EDWIN JAMES DUNSTAN was born at North Tawton, Exeter, on 20th September 1863.

He was educated at the North Tawton Grammar School, Devonshire, and later at the South Western Institute and Polytechnic, Exeter.

In 1881 he began a six-years' apprenticeship in the Locomotive, Erecting and Fitting Shops of the London and South-Western Railway at Exeter, and on its completion in 1887 he remained with the company to gain further practical knowledge, being employed as express engine driver and also instructor to the drivers' and foremen's improvement class.

In 1897 he was appointed driving inspector to the Northern Railways of China, and superintended the erection of the first four express engines of a modern design for the Peking and Tientsin Line.

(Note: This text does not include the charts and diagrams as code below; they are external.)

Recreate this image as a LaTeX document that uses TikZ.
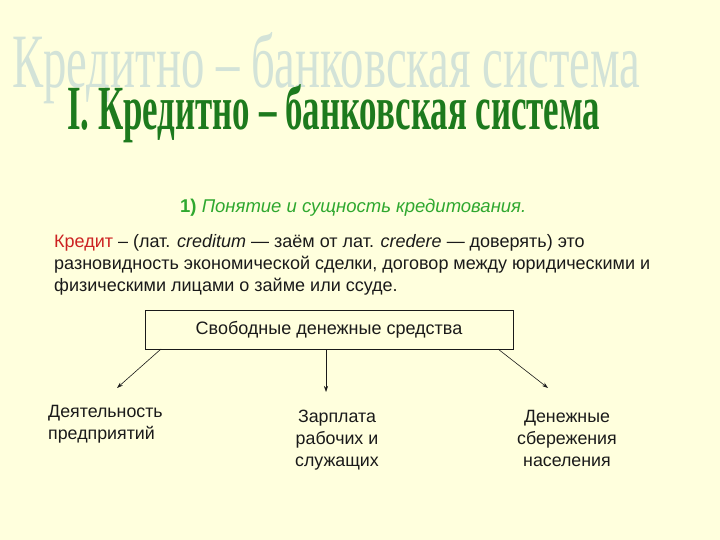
\documentclass[tikz,border=0pt]{standalone}
\usepackage{fontspec}
\usepackage{graphicx}
\setmainfont{Liberation Sans}
\newfontfamily\titleserif{Liberation Serif}
\usetikzlibrary{arrows.meta}
\definecolor{bg}{HTML}{FFFFDD}
\definecolor{wmark}{HTML}{D3E3D8}
\definecolor{titlegreen}{HTML}{1D7A1D}
\definecolor{subgreen}{HTML}{2FA82F}
\definecolor{creditred}{HTML}{CC2222}
\definecolor{ink}{HTML}{1A1A1A}
\tikzset{
  bodytext/.style={font=\fontsize{18}{22}\selectfont, text=ink, inner sep=0pt},
  labeltext/.style={font=\fontsize{17.8}{22}\selectfont, text=ink, inner sep=0pt},
  boxnode/.style={draw=ink, line width=0.6pt, fill=bg, minimum width=368pt, minimum height=39pt, inner sep=0pt, font=\fontsize{18}{20}\selectfont, text=ink},
  flowarrow/.style={draw=ink, line width=0.6pt, -{Stealth[length=6pt,width=4pt]}}
}
\begin{document}
\begin{tikzpicture}[x=1pt,y=-1pt]
\fill[bg] (0,0) rectangle (720,540);
\useasboundingbox (0,0) rectangle (720,540);
% watermark
\node[anchor=base west, inner sep=0pt, text=wmark] (wm) at (12,88)
  {\resizebox{628pt}{55pt}{\titleserif Кредитно – банковская система}};
% main title
\node[anchor=base west, inner sep=0pt, text=titlegreen] (title) at (67,130)
  {\resizebox{533pt}{45pt}{\titleserif\bfseries I. Кредитно – банковская система}};
% subtitle
\node[anchor=base west, inner sep=0pt, text=subgreen, font=\fontsize{18.5}{20}\selectfont] (sub) at (180,212)
  {\textbf{1)} \itshape Понятие и сущность кредитования.};
% body text (base = last line)
\node[bodytext, anchor=base west, align=left] (body) at (54,291)
  {\textcolor{creditred}{Кредит} – (лат. \textit{creditum} — заём от лат. \textit{credere} — доверять) это\\
   разновидность экономической сделки, договор между юридическими и\\
   физическими лицами о займе или ссуде.};
% box
\node[boxnode] (box) at (329,329.5) {Свободные денежные средства};
% arrows
\coordinate (a1s) at (161,349);
\coordinate (a2s) at (326,349);
\coordinate (a3s) at (498,349);
\coordinate (a1e) at (117,388);
\coordinate (a2e) at (326,392);
\coordinate (a3e) at (548,388);
\draw[flowarrow] (a1s) -- (a1e);
\draw[flowarrow] (a2s) -- (a2e);
\draw[flowarrow] (a3s) -- (a3e);
% labels (base = last line)
\node[labeltext, anchor=base west, align=left] (l1) at (48,439) {Деятельность\\предприятий};
\node[labeltext, anchor=base, align=center] (l2) at (337,466) {Зарплата\\рабочих и\\служащих};
\node[labeltext, anchor=base, align=center] (l3) at (567,466) {Денежные\\сбережения\\населения};
\end{tikzpicture}
\end{document}
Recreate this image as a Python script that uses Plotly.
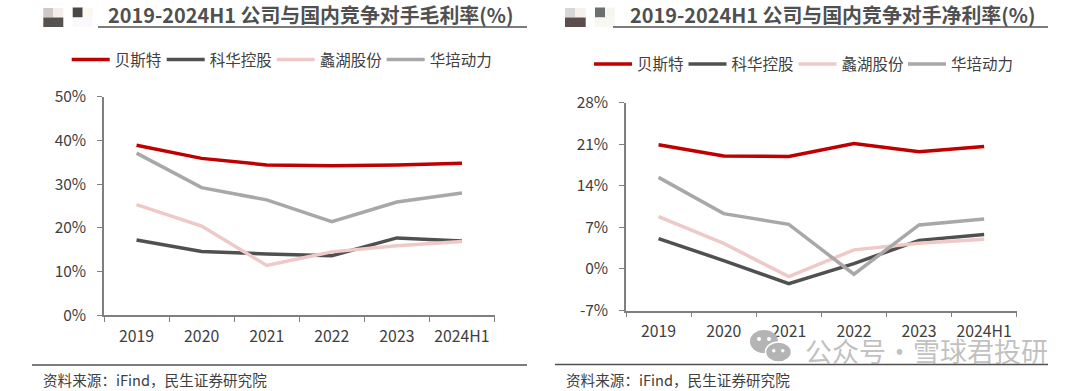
import plotly.graph_objects as go

W, H = 1080, 391
years = ["2019", "2020", "2021", "2022", "2023", "2024H1"]
names = ["贝斯特", "科华控股", "蠡湖股份", "华培动力"]
colors = ["#C00000", "#505050", "#EFC8C8", "#A8A8A8"]

gross_bst = [38.9, 35.9, 34.4, 34.2, 34.4, 34.8]
gross_khkg = [17.2, 14.6, 14.0, 13.6, 17.7, 17.0]
gross_lhgf = [25.3, 20.4, 11.4, 14.5, 15.9, 16.9]
gross_hpdl = [37.1, 29.2, 26.4, 21.4, 25.9, 28.0]

net_bst = [20.9, 19.0, 18.9, 21.1, 19.7, 20.6]
net_khkg = [5.1, 1.4, -2.5, 0.9, 4.8, 5.8]
net_lhgf = [8.8, 4.3, -1.3, 3.2, 4.3, 5.0]
net_hpdl = [15.4, 9.3, 7.5, -0.9, 7.4, 8.4]

gross_ticks = [0, 10, 20, 30, 40, 50]
net_ticks = [-7, 0, 7, 14, 21, 28]

title_left = "2019-2024H1 公司与国内竞争对手毛利率(%)"
title_right = "2019-2024H1 公司与国内竞争对手净利率(%)"
source_text = "资料来源：iFind，民生证券研究院"
watermark = "公众号·雪球君投研"

FONT = "Noto Sans CJK SC"
TXT = "#404040"
AXC = "#7F7F7F"

# left edge of each legend key line, per panel
legend_x_left = [71.7, 166.7, 276.7, 386.7]
legend_x_right = [594, 688.5, 798.5, 908]

fig = go.Figure()
gross = [gross_bst, gross_khkg, gross_lhgf, gross_hpdl]
net = [net_bst, net_khkg, net_lhgf, net_hpdl]
legend_layout = {}

def legend(x, y):
    return dict(orientation="h", x=(x - 5) / W, y=1 - y / H, xanchor="left", yanchor="middle",
                bgcolor="rgba(0,0,0,0)", itemwidth=38,
                font=dict(family=FONT, size=15.5, color=TXT), itemclick=False, itemdoubleclick=False)

k = 1
for vals, xs, ax, ay, ly in [(gross, legend_x_left, "x", "y", 60), (net, legend_x_right, "x2", "y2", 64.5)]:
    for n, c, v, lx in zip(names, colors, vals, xs):
        key = "legend" if k == 1 else f"legend{k}"
        fig.add_trace(go.Scatter(x=years, y=v, name=n, mode="lines", xaxis=ax, yaxis=ay,
                                 line=dict(color=c, width=3.5), legend=key, hoverinfo="skip"))
        legend_layout[key] = legend(lx, ly)
        k += 1

def xa(x0, x1, anchor, standoff):
    return dict(domain=[x0 / W, x1 / W], anchor=anchor, type="category", categoryorder="array",
                categoryarray=years, range=[-0.5, 5.5], tickson="boundaries", ticks="outside",
                ticklen=5, tickcolor=AXC, tickwidth=1, showgrid=False, zeroline=False,
                showline=True, linecolor=AXC, linewidth=1.5, ticklabelstandoff=standoff,
                tickfont=dict(family=FONT, size=15.8, color=TXT))

def ya(y_top, y_bot, anchor, ticks, rng):
    return dict(domain=[1 - y_bot / H, 1 - y_top / H], anchor=anchor, range=rng, tickmode="array",
                tickvals=ticks, ticktext=[f"{t}%" for t in ticks], ticks="outside", ticklen=5,
                tickcolor=AXC, tickwidth=1, showgrid=False, zeroline=False, showline=True,
                linecolor=AXC, linewidth=1.5, ticklabelstandoff=8,
                tickfont=dict(family=FONT, size=15.5, color=TXT))

def px_rect(x0, y0, x1, y1, color):
    return dict(type="rect", xref="paper", yref="paper", x0=x0 / W, x1=x1 / W, y0=1 - y0 / H, y1=1 - y1 / H,
                fillcolor=color, line=dict(width=0), layer="below")

def px_circle(x0, y0, x1, y1, color, outline=None):
    return dict(type="circle", xref="paper", yref="paper", x0=x0 / W, x1=x1 / W, y0=1 - y0 / H, y1=1 - y1 / H,
                fillcolor=color, line=dict(width=1.5 if outline else 0, color=outline or color))

shapes = []
annotations = []
for x0, x1, y, tx, txt in [(98, 527, 27, 105.5, title_left), (613, 1048, 27, 627.5, title_right)]:
    shapes.append(dict(type="line", xref="paper", yref="paper", x0=x0 / W, x1=x1 / W,
                       y0=1 - y / H, y1=1 - y / H, line=dict(color="#505050", width=1.5)))
    annotations.append(dict(text=f"<b>{txt}</b>", xref="paper", yref="paper", x=tx / W, y=1 - 15 / H,
                            xanchor="left", yanchor="middle", showarrow=False,
                            font=dict(family=FONT, size=19.9, color="#505050")))
for x0, x1, y, tx in [(32, 527, 365, 41), (555, 1048, 364.5, 564)]:
    shapes.append(dict(type="line", xref="paper", yref="paper", x0=x0 / W, x1=x1 / W,
                       y0=1 - y / H, y1=1 - y / H, line=dict(color="#505050", width=1.5)))
    annotations.append(dict(text=source_text, xref="paper", yref="paper", x=tx / W, y=1 - 379 / H,
                            xanchor="left", yanchor="middle", showarrow=False,
                            font=dict(family=FONT, size=14.6, color=TXT)))

# blurred logo blocks above each panel
shapes += [
    px_rect(43.3, 8, 53.3, 17.5, "#CFC8C4"), px_rect(53.3, 8, 63.3, 17.5, "#F3EFEC"),
    px_rect(43.3, 17.5, 63.3, 27, "#555250"),
    px_rect(72.7, 7.5, 82.7, 17.5, "#4B4745"), px_rect(82.7, 7.5, 92.7, 17.5, "#FBF8EE"),
    px_rect(72.7, 17.5, 92.7, 27, "#FAF8FC"),
    px_rect(565, 8, 575, 17.5, "#D8D6D6"), px_rect(575, 8, 585.7, 17.5, "#F8F0EC"),
    px_rect(565, 17.5, 585.7, 27, "#5A4F4E"),
    px_rect(595, 7.5, 605, 17.5, "#6A7070"), px_rect(605, 7.5, 615, 17.5, "#F6F6F0"),
    px_rect(595, 17.5, 615, 27, "#F8F8F2"),
]

# watermark: chat-bubble icon and account name, as overlaid in the source image
shapes += [
    px_circle(750, 330, 778, 353, "#B4B4B4"),
    px_circle(765.5, 342, 791.5, 362, "#B4B4B4", "white"),
    px_circle(757, 337, 761, 341, "white"), px_circle(767, 337, 771, 341, "white"),
    px_circle(772, 349, 775.5, 352.5, "white"), px_circle(781, 349, 784.5, 352.5, "white"),
]
annotations.append(dict(text=watermark, xref="paper", yref="paper", x=803 / W, y=1 - 350 / H,
                        xanchor="left", yanchor="middle", showarrow=False,
                        font=dict(family=FONT, size=27, color="rgba(140,140,140,0.55)")))

fig.update_layout(
    width=W, height=H, margin=dict(l=0, r=0, t=0, b=0, autoexpand=False), autosize=False,
    paper_bgcolor="white", plot_bgcolor="rgba(0,0,0,0)",
    xaxis=xa(104, 494.5, "y", 6), yaxis=ya(96.8, 315.2, "x", gross_ticks, [0, 50]),
    xaxis2=xa(626, 1016.7, "y2", 6), yaxis2=ya(102.5, 310.5, "x2", net_ticks, [-7, 28]),
    shapes=shapes, annotations=annotations, showlegend=True, **legend_layout,
)
fig.write_html("out.html", config=dict(displayModeBar=False), post_script="document.body.style.margin='0';")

Two years later he became Locomotive Superintendent and Traffic Manager of the Shanghai—Woosung Line. In November 1905 he was appointed Locomotive Superintendent of the Shanghai—Nanking Railway, and in June of the following year he became their Chief Locomotive, Carriage and Wagon Superintendent.

In October 1914 he was appointed Locomotive Superintendent of the Shanghai-Hangchow-Ningpo Railway in addition to his other duties.

He was one of the original members of the Engineering Society of China, of which lie became President in 1912. He received the Chinese Government decoration of the Sixth Class of the Order of the "Chiaho" for services rendered during the recent Revolution in China.

His death took place in Shanghai on 25th February 1915, in his fifty-second year.

He was elected a Member of this Institution in 1907.